(Some records)
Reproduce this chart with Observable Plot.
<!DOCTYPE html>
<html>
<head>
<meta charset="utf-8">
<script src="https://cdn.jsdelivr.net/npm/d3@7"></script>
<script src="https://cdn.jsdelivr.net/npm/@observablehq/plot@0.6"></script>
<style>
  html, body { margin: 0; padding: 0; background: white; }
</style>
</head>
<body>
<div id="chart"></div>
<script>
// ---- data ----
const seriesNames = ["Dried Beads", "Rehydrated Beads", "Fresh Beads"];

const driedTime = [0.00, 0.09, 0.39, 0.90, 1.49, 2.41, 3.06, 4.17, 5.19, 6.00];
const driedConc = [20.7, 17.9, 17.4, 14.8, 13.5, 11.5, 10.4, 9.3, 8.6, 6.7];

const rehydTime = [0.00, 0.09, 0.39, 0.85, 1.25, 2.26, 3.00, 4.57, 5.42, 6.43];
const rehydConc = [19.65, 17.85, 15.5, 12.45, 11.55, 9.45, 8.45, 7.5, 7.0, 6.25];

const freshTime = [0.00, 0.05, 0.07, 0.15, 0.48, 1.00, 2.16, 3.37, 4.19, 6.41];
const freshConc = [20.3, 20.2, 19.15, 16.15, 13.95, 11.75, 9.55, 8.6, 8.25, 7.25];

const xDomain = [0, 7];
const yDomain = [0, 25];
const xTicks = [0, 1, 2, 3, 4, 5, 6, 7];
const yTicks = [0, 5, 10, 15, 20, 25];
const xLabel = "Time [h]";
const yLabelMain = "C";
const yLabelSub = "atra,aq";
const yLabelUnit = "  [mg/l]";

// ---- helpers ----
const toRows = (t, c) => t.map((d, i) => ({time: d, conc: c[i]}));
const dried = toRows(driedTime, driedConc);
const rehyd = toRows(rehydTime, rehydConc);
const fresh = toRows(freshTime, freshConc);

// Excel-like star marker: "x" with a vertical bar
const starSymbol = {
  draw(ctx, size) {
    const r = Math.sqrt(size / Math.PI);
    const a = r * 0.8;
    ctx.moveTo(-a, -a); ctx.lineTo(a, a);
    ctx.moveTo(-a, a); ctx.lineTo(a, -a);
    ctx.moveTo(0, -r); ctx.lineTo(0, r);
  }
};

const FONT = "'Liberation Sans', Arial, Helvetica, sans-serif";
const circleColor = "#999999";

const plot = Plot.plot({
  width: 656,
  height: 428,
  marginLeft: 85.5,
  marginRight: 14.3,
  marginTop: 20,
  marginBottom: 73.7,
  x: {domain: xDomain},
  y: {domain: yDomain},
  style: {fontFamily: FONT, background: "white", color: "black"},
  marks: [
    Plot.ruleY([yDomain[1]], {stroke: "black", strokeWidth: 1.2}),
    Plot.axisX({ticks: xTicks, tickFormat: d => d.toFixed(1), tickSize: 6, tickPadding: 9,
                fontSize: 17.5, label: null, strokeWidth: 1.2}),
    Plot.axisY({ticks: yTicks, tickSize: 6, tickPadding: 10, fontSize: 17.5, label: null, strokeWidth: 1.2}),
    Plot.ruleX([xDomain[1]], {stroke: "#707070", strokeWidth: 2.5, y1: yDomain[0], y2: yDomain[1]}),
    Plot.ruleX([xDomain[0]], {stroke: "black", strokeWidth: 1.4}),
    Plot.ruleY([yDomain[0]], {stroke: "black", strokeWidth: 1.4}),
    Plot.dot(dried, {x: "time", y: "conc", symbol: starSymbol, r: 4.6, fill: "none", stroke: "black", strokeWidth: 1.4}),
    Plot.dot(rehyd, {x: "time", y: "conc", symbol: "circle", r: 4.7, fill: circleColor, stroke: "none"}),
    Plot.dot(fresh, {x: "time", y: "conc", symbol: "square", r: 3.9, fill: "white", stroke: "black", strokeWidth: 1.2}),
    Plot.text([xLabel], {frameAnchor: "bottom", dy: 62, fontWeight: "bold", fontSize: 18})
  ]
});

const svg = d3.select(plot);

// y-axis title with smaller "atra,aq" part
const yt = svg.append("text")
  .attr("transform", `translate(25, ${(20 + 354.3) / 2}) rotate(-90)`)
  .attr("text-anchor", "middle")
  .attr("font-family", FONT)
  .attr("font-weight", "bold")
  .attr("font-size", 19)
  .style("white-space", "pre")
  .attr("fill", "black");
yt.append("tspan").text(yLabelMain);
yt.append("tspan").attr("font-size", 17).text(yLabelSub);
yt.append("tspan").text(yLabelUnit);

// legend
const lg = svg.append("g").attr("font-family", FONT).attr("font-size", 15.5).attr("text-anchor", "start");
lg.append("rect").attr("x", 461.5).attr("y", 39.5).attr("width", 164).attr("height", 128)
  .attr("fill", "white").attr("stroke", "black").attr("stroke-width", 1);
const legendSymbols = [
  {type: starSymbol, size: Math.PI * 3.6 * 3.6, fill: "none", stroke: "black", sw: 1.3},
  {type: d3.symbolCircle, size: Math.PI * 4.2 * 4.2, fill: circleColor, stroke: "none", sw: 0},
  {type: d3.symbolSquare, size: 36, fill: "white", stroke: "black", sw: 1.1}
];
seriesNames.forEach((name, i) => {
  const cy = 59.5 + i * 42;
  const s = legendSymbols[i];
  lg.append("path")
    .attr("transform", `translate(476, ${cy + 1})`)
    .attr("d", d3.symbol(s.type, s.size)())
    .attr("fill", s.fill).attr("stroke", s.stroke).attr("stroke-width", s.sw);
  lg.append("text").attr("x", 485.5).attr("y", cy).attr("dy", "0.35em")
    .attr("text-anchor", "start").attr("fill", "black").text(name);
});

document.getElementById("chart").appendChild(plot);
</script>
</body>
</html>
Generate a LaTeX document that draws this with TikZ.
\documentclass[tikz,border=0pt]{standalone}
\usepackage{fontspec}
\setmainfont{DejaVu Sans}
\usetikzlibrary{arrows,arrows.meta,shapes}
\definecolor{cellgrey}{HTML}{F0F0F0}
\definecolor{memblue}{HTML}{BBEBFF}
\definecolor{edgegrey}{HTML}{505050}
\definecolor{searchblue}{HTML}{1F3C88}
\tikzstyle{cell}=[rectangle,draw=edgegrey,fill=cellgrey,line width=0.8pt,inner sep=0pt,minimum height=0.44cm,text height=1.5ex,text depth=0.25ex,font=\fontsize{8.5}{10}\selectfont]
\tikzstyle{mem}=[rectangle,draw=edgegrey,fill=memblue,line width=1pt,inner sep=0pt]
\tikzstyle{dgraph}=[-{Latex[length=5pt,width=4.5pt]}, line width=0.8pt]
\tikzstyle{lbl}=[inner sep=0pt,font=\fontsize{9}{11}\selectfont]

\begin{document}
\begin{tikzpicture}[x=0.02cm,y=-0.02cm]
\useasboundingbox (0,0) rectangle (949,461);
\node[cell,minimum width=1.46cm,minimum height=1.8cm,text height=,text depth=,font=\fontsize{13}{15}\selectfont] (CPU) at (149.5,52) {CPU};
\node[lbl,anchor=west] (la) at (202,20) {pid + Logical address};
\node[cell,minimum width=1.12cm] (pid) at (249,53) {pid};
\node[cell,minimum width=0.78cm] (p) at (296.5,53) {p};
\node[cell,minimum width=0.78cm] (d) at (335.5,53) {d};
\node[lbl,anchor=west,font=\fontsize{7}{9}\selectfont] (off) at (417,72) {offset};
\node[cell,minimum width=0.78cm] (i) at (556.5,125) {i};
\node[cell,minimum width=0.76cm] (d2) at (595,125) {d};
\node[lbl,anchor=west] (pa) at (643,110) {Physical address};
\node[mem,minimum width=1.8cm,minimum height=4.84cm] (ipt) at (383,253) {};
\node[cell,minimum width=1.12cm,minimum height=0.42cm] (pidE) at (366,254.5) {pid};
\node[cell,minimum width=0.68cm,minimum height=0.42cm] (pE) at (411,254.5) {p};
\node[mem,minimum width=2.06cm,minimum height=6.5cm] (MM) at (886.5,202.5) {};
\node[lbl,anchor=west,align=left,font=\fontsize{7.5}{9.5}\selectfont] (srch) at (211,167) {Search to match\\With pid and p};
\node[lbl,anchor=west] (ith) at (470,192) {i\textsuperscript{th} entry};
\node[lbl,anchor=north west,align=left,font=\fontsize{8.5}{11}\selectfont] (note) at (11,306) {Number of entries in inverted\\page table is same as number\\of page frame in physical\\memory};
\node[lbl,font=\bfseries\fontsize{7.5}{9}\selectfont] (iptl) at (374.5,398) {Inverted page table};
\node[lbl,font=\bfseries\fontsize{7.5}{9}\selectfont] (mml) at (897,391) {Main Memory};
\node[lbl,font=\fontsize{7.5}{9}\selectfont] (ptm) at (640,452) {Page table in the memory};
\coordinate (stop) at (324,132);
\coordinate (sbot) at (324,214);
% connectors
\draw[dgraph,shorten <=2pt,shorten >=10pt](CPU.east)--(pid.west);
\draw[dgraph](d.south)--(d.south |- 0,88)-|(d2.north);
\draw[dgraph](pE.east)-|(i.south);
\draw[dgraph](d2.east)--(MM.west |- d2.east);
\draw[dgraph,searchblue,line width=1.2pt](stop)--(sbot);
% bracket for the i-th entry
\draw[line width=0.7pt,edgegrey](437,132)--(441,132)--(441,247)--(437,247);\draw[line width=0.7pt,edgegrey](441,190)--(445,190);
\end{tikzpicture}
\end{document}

| STATED GOAL |
Reproduce verbatim the range of lines that opens the records and closes with the line containing "const fresh = toRows(freshTime, freshConc);". Omit everything after it.

| CORRECT RESULT |
Reproduce this chart with Observable Plot.
<!DOCTYPE html>
<html>
<head>
<meta charset="utf-8">
<script src="https://cdn.jsdelivr.net/npm/d3@7"></script>
<script src="https://cdn.jsdelivr.net/npm/@observablehq/plot@0.6"></script>
<style>
  html, body { margin: 0; padding: 0; background: white; }
</style>
</head>
<body>
<div id="chart"></div>
<script>
// ---- data ----
const seriesNames = ["Dried Beads", "Rehydrated Beads", "Fresh Beads"];

const driedTime = [0.00, 0.09, 0.39, 0.90, 1.49, 2.41, 3.06, 4.17, 5.19, 6.00];
const driedConc = [20.7, 17.9, 17.4, 14.8, 13.5, 11.5, 10.4, 9.3, 8.6, 6.7];

const rehydTime = [0.00, 0.09, 0.39, 0.85, 1.25, 2.26, 3.00, 4.57, 5.42, 6.43];
const rehydConc = [19.65, 17.85, 15.5, 12.45, 11.55, 9.45, 8.45, 7.5, 7.0, 6.25];

const freshTime = [0.00, 0.05, 0.07, 0.15, 0.48, 1.00, 2.16, 3.37, 4.19, 6.41];
const freshConc = [20.3, 20.2, 19.15, 16.15, 13.95, 11.75, 9.55, 8.6, 8.25, 7.25];

const xDomain = [0, 7];
const yDomain = [0, 25];
const xTicks = [0, 1, 2, 3, 4, 5, 6, 7];
const yTicks = [0, 5, 10, 15, 20, 25];
const xLabel = "Time [h]";
const yLabelMain = "C";
const yLabelSub = "atra,aq";
const yLabelUnit = "  [mg/l]";

// ---- helpers ----
const toRows = (t, c) => t.map((d, i) => ({time: d, conc: c[i]}));
const dried = toRows(driedTime, driedConc);
const rehyd = toRows(rehydTime, rehydConc);
const fresh = toRows(freshTime, freshConc);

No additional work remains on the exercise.